-- Start of The records --
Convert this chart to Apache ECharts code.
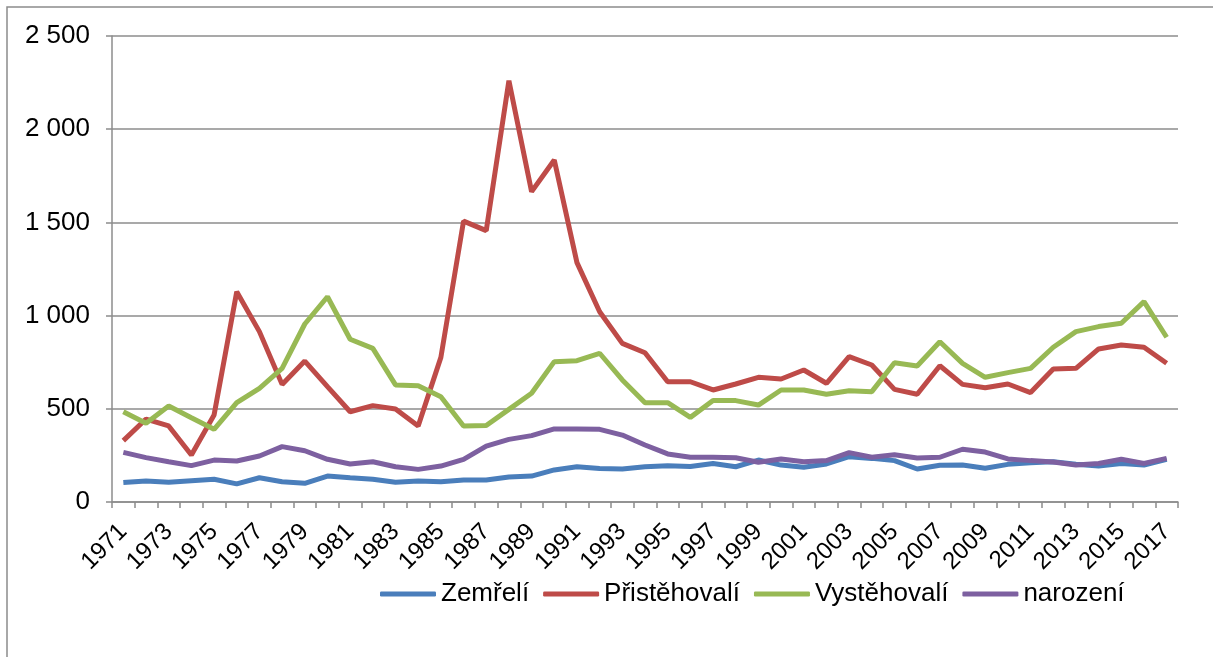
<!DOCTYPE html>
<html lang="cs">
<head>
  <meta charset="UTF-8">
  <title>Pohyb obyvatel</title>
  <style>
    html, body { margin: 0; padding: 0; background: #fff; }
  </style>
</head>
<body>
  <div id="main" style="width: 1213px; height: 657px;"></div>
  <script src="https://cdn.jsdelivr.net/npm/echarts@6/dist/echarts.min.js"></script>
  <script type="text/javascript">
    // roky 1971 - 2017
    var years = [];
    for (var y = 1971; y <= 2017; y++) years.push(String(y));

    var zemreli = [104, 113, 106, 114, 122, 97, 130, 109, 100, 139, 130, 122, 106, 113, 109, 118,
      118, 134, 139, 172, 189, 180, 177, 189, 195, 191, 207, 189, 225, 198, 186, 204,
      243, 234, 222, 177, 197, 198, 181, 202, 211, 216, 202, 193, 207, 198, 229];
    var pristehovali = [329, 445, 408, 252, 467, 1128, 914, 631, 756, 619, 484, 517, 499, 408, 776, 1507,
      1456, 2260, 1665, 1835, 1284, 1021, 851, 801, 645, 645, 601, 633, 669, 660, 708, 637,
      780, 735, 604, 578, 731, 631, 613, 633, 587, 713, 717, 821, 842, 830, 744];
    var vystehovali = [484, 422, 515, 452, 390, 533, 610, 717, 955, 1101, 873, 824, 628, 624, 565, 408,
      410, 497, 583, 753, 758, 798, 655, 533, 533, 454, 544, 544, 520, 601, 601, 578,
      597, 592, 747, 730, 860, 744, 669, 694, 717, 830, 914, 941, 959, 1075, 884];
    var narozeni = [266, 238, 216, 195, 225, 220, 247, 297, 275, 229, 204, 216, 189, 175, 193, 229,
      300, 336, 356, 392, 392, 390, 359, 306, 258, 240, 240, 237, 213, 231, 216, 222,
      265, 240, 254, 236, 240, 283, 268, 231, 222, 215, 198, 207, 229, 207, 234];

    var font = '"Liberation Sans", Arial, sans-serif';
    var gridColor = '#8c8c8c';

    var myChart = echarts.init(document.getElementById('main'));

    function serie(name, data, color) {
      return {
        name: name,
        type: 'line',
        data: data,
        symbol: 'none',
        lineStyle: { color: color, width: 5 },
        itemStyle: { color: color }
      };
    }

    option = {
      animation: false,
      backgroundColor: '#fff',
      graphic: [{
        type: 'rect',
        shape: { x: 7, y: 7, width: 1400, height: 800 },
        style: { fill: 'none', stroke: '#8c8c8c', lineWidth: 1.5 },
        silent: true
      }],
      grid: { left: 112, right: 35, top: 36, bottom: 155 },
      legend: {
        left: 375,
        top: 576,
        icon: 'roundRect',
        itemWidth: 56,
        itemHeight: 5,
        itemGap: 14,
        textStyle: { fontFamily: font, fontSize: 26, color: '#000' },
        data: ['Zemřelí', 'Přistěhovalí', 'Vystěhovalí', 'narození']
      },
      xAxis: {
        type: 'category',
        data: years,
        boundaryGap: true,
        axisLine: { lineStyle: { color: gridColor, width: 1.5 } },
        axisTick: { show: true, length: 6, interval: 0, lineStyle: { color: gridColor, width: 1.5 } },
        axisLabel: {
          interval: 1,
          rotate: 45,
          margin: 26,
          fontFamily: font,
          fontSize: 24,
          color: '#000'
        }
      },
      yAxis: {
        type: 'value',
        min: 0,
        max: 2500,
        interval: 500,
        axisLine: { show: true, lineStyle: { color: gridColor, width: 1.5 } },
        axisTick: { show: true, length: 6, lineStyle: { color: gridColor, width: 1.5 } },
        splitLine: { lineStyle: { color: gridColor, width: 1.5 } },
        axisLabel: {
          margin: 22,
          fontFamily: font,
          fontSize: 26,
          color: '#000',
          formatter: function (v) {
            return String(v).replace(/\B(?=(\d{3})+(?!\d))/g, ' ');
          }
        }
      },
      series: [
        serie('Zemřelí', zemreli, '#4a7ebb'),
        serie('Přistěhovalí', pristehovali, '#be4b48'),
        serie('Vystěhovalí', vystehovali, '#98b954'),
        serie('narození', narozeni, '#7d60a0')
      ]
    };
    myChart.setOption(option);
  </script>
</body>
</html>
-- End of The records --
-- Start of The records --
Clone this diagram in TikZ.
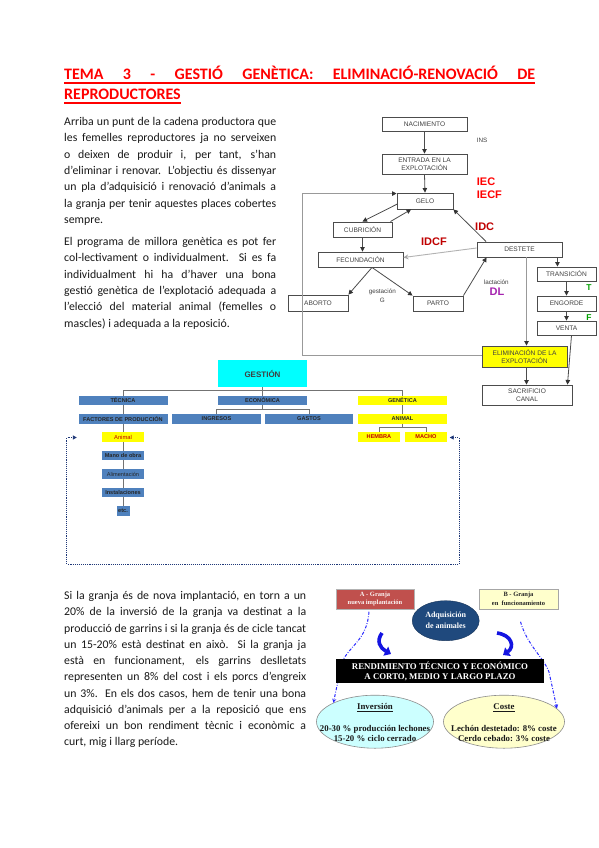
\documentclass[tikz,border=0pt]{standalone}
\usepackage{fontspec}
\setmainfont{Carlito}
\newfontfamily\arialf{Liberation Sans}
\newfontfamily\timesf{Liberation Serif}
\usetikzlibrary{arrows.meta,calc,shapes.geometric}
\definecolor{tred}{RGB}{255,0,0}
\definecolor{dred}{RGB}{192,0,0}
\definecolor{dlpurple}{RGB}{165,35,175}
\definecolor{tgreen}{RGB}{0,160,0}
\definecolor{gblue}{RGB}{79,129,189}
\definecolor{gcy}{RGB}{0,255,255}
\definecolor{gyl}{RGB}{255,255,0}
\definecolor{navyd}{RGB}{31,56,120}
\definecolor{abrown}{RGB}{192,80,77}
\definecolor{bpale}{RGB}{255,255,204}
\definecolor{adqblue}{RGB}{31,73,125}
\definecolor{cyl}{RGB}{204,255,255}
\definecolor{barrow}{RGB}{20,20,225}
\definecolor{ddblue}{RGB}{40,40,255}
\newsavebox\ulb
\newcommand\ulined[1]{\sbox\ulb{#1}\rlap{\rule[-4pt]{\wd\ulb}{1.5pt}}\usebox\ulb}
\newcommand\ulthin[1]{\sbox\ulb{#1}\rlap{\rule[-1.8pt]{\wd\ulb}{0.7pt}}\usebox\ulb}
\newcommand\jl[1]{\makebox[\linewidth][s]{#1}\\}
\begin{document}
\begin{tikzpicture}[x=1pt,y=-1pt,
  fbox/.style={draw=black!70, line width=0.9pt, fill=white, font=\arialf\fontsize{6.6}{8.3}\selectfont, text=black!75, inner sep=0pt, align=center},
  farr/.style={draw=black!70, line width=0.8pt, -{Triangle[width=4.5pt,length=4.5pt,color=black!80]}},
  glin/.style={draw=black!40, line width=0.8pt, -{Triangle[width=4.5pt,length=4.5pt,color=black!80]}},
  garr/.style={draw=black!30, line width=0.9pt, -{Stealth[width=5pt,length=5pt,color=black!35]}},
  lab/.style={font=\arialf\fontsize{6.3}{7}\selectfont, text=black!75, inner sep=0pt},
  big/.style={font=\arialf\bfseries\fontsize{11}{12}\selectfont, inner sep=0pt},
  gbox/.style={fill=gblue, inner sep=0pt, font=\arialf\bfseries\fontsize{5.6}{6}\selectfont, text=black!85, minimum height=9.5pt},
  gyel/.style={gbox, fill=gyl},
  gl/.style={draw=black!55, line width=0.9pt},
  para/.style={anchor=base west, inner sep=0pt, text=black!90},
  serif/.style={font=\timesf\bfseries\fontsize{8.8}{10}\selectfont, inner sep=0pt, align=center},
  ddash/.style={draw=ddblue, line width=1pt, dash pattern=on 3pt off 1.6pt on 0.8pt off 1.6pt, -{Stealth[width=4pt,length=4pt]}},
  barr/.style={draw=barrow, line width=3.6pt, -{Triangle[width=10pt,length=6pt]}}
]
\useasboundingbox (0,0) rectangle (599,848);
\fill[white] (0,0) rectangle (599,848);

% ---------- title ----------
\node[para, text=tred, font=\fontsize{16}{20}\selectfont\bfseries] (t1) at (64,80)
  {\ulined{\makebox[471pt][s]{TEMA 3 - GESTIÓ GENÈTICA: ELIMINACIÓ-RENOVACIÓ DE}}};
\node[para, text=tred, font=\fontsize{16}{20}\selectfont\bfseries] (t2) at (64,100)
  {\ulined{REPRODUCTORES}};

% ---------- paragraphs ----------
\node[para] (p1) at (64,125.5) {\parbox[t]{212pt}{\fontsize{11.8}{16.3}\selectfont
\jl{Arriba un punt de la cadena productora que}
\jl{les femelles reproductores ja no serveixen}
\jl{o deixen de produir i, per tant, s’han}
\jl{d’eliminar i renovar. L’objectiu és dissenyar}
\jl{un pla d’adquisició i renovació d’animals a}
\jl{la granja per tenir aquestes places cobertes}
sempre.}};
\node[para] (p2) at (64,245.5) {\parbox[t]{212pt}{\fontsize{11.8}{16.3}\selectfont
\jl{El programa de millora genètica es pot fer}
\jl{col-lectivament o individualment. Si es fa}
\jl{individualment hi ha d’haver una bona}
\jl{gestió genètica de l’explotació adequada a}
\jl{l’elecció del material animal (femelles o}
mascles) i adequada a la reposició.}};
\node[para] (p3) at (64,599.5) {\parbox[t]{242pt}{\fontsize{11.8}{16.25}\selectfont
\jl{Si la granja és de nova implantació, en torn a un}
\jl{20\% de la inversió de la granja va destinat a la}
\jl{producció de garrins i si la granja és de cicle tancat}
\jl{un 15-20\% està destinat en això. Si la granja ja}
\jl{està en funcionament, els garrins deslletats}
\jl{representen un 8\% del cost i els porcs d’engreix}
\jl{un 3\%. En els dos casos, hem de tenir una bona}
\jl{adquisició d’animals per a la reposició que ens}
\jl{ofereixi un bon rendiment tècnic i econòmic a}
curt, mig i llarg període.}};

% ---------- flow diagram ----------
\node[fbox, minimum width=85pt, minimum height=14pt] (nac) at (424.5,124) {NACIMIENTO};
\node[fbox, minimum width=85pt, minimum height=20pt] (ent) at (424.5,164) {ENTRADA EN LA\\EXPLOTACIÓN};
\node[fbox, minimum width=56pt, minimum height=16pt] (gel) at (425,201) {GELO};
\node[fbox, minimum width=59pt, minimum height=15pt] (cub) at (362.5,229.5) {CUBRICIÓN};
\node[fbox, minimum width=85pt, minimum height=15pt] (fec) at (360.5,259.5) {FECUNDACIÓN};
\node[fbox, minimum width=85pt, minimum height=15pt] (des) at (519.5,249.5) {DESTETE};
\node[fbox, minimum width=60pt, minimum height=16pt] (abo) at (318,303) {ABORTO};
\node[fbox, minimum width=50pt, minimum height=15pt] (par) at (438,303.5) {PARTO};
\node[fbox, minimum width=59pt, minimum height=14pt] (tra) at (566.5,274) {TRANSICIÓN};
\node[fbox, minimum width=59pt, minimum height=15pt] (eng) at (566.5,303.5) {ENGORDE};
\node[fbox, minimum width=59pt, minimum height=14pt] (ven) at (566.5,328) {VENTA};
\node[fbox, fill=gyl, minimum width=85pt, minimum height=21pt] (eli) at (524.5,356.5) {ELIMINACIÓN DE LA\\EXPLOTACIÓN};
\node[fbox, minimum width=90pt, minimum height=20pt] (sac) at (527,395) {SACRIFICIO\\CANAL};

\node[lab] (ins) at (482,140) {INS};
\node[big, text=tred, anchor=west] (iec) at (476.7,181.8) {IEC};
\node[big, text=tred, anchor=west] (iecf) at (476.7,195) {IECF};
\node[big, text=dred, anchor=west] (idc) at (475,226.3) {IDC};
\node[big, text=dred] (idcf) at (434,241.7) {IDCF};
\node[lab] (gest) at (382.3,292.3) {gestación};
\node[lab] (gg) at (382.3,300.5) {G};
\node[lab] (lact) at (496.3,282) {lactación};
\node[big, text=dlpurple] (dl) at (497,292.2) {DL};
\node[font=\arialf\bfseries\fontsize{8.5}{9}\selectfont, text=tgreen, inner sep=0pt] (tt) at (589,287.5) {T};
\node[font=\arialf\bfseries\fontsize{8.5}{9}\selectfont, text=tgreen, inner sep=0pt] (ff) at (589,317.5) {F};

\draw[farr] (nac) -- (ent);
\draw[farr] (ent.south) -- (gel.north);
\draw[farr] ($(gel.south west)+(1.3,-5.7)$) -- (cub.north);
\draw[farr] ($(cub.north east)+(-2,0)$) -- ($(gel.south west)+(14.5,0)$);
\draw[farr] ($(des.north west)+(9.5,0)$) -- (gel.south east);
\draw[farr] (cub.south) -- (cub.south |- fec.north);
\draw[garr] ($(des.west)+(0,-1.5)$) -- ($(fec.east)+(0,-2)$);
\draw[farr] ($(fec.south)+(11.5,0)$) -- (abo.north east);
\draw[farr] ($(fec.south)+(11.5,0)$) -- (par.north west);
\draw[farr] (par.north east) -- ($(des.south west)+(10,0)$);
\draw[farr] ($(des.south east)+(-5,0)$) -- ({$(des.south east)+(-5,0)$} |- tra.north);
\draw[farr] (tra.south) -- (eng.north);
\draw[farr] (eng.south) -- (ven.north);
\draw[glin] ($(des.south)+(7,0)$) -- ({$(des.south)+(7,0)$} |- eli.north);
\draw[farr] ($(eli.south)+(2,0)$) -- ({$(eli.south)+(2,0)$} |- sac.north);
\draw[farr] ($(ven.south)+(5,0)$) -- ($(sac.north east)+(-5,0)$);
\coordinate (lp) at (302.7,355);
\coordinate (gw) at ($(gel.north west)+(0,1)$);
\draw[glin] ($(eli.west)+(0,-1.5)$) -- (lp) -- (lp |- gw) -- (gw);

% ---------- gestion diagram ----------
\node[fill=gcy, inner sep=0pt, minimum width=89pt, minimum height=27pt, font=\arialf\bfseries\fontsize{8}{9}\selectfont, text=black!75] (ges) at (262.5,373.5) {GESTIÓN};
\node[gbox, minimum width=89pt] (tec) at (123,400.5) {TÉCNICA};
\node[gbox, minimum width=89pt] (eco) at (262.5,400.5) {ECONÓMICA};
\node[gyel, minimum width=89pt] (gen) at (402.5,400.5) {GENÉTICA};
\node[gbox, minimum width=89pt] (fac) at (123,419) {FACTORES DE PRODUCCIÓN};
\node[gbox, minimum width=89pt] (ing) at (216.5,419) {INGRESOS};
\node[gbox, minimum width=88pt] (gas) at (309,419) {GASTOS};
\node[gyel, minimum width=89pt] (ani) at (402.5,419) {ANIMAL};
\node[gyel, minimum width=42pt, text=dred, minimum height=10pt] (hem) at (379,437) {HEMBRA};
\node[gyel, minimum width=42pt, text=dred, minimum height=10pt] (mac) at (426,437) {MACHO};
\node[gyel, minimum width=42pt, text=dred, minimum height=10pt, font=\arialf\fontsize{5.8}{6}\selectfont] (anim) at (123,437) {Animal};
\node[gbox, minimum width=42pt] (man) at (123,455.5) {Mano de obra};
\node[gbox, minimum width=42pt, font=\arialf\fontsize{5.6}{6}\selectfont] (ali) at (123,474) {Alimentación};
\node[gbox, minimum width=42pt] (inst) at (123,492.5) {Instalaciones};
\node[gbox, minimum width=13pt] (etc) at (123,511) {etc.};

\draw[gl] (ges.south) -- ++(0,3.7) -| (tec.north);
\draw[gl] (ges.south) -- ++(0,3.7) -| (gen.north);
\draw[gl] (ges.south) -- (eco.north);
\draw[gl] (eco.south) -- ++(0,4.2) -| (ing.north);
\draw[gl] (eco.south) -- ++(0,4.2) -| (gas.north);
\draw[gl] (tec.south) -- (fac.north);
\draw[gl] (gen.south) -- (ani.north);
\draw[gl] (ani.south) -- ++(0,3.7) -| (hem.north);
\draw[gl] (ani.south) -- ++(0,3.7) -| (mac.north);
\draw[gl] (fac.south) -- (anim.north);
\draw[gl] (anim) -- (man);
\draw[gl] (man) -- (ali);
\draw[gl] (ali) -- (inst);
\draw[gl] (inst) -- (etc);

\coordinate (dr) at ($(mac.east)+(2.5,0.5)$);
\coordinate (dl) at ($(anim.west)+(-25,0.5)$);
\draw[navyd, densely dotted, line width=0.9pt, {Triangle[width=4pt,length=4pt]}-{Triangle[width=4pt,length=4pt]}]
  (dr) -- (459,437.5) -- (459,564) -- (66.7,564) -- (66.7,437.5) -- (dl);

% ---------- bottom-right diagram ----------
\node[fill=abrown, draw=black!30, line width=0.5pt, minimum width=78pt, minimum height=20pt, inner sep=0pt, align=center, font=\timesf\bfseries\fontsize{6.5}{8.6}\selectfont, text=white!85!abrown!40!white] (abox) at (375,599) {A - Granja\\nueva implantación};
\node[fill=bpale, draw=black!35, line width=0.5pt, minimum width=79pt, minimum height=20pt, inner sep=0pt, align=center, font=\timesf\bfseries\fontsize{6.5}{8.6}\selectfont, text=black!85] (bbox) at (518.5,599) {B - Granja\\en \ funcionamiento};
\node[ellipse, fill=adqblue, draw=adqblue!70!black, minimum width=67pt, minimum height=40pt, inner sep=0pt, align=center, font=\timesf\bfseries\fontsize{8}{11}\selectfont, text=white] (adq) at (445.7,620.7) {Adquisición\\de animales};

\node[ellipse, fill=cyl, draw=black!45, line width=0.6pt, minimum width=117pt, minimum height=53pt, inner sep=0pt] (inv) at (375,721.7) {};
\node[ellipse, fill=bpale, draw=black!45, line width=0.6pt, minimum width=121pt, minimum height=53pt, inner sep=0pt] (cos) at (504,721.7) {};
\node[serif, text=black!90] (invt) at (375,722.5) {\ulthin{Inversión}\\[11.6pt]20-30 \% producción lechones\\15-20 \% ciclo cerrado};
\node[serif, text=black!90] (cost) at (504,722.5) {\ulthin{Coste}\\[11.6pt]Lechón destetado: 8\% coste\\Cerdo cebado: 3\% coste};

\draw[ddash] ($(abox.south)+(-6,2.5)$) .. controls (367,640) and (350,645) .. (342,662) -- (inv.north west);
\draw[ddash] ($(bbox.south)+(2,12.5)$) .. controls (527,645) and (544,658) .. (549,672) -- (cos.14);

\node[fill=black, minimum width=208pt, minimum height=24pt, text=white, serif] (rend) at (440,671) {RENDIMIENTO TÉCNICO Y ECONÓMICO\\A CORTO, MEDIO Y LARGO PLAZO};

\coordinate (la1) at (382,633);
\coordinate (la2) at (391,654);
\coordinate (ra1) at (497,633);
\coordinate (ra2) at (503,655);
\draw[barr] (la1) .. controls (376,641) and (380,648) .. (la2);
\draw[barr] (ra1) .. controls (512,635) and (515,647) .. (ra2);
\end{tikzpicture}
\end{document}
-- End of The records --
-- Start of The records --
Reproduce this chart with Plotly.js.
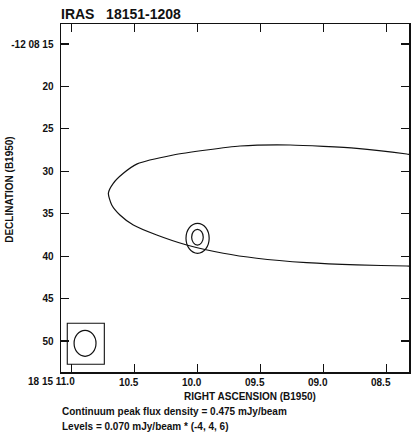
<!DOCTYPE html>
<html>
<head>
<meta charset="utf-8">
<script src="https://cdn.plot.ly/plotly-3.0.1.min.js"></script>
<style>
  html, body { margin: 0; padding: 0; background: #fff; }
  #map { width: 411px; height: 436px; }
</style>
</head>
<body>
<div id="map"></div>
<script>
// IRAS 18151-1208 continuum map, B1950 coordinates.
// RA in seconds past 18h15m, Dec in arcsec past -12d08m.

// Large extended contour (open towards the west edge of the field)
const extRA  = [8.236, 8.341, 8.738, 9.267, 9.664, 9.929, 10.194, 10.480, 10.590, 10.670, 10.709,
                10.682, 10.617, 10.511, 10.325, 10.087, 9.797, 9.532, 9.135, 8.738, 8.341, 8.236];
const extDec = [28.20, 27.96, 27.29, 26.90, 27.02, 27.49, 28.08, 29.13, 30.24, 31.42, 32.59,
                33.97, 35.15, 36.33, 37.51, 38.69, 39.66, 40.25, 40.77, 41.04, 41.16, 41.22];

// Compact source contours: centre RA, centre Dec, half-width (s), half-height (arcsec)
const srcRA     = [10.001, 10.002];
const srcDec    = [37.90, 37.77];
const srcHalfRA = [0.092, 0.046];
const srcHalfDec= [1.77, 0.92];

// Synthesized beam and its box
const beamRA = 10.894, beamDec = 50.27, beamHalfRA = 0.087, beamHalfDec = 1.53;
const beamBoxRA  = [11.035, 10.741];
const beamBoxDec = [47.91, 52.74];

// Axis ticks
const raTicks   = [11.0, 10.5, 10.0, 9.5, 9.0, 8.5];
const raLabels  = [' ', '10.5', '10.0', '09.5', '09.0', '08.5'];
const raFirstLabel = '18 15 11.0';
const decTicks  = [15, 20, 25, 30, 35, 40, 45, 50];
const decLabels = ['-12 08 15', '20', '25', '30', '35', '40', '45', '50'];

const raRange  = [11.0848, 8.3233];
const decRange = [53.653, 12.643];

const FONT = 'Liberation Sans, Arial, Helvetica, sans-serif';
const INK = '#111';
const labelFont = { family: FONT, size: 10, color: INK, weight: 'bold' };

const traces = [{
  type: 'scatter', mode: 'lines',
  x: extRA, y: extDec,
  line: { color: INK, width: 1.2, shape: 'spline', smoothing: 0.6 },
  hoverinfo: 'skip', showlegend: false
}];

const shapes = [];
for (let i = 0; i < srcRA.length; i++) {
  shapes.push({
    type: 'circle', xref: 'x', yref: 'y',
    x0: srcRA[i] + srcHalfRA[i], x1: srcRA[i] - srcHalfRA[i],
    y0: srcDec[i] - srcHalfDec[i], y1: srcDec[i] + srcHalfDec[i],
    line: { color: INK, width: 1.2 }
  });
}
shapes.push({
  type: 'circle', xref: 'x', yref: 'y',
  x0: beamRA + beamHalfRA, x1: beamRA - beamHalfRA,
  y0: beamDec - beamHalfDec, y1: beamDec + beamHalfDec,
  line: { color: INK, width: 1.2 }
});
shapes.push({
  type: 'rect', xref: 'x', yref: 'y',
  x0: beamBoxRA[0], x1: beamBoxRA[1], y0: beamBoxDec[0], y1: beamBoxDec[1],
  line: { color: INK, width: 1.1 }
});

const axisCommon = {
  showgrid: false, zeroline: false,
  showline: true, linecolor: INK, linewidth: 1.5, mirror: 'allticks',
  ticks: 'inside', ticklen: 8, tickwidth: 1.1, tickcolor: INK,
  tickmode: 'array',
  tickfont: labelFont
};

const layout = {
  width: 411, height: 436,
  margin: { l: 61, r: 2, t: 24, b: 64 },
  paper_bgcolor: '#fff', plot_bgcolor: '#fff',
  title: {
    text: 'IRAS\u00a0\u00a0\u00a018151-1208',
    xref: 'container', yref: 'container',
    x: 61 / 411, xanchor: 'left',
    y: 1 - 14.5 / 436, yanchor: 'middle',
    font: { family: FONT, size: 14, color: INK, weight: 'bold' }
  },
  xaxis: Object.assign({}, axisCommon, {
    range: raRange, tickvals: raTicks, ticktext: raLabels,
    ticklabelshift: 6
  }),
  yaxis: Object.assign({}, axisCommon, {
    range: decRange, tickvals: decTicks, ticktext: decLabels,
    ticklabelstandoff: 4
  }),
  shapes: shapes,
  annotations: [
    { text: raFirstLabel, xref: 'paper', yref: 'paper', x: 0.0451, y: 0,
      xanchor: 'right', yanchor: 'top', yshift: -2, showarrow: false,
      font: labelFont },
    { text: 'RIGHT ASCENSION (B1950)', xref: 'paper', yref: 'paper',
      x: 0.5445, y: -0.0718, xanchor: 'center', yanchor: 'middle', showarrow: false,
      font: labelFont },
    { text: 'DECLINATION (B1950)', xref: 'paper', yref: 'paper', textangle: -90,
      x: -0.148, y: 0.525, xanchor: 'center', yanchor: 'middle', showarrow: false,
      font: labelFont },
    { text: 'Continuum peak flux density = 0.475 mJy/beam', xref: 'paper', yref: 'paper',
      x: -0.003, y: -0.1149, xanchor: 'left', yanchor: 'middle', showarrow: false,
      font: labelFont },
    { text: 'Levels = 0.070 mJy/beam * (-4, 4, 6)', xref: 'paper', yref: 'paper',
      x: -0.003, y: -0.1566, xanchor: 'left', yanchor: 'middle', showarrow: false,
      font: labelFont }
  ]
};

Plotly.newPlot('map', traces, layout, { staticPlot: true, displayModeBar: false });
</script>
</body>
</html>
-- End of The records --
→ **What the exercise asks**: Extract the stretch of lines that begins at the line with "Convert this chart to Apache ECharts code." and ends at the line with "var gridColor = '#8c8c8c';", inclusive. Omit every picture.

→ **Finished task**:
Convert this chart to Apache ECharts code.
<!DOCTYPE html>
<html lang="cs">
<head>
  <meta charset="UTF-8">
  <title>Pohyb obyvatel</title>
  <style>
    html, body { margin: 0; padding: 0; background: #fff; }
  </style>
</head>
<body>
  <div id="main" style="width: 1213px; height: 657px;"></div>
  <script src="https://cdn.jsdelivr.net/npm/echarts@6/dist/echarts.min.js"></script>
  <script type="text/javascript">
    // roky 1971 - 2017
    var years = [];
    for (var y = 1971; y <= 2017; y++) years.push(String(y));

    var zemreli = [104, 113, 106, 114, 122, 97, 130, 109, 100, 139, 130, 122, 106, 113, 109, 118,
      118, 134, 139, 172, 189, 180, 177, 189, 195, 191, 207, 189, 225, 198, 186, 204,
      243, 234, 222, 177, 197, 198, 181, 202, 211, 216, 202, 193, 207, 198, 229];
    var pristehovali = [329, 445, 408, 252, 467, 1128, 914, 631, 756, 619, 484, 517, 499, 408, 776, 1507,
      1456, 2260, 1665, 1835, 1284, 1021, 851, 801, 645, 645, 601, 633, 669, 660, 708, 637,
      780, 735, 604, 578, 731, 631, 613, 633, 587, 713, 717, 821, 842, 830, 744];
    var vystehovali = [484, 422, 515, 452, 390, 533, 610, 717, 955, 1101, 873, 824, 628, 624, 565, 408,
      410, 497, 583, 753, 758, 798, 655, 533, 533, 454, 544, 544, 520, 601, 601, 578,
      597, 592, 747, 730, 860, 744, 669, 694, 717, 830, 914, 941, 959, 1075, 884];
    var narozeni = [266, 238, 216, 195, 225, 220, 247, 297, 275, 229, 204, 216, 189, 175, 193, 229,
      300, 336, 356, 392, 392, 390, 359, 306, 258, 240, 240, 237, 213, 231, 216, 222,
      265, 240, 254, 236, 240, 283, 268, 231, 222, 215, 198, 207, 229, 207, 234];

    var font = '"Liberation Sans", Arial, sans-serif';
    var gridColor = '#8c8c8c';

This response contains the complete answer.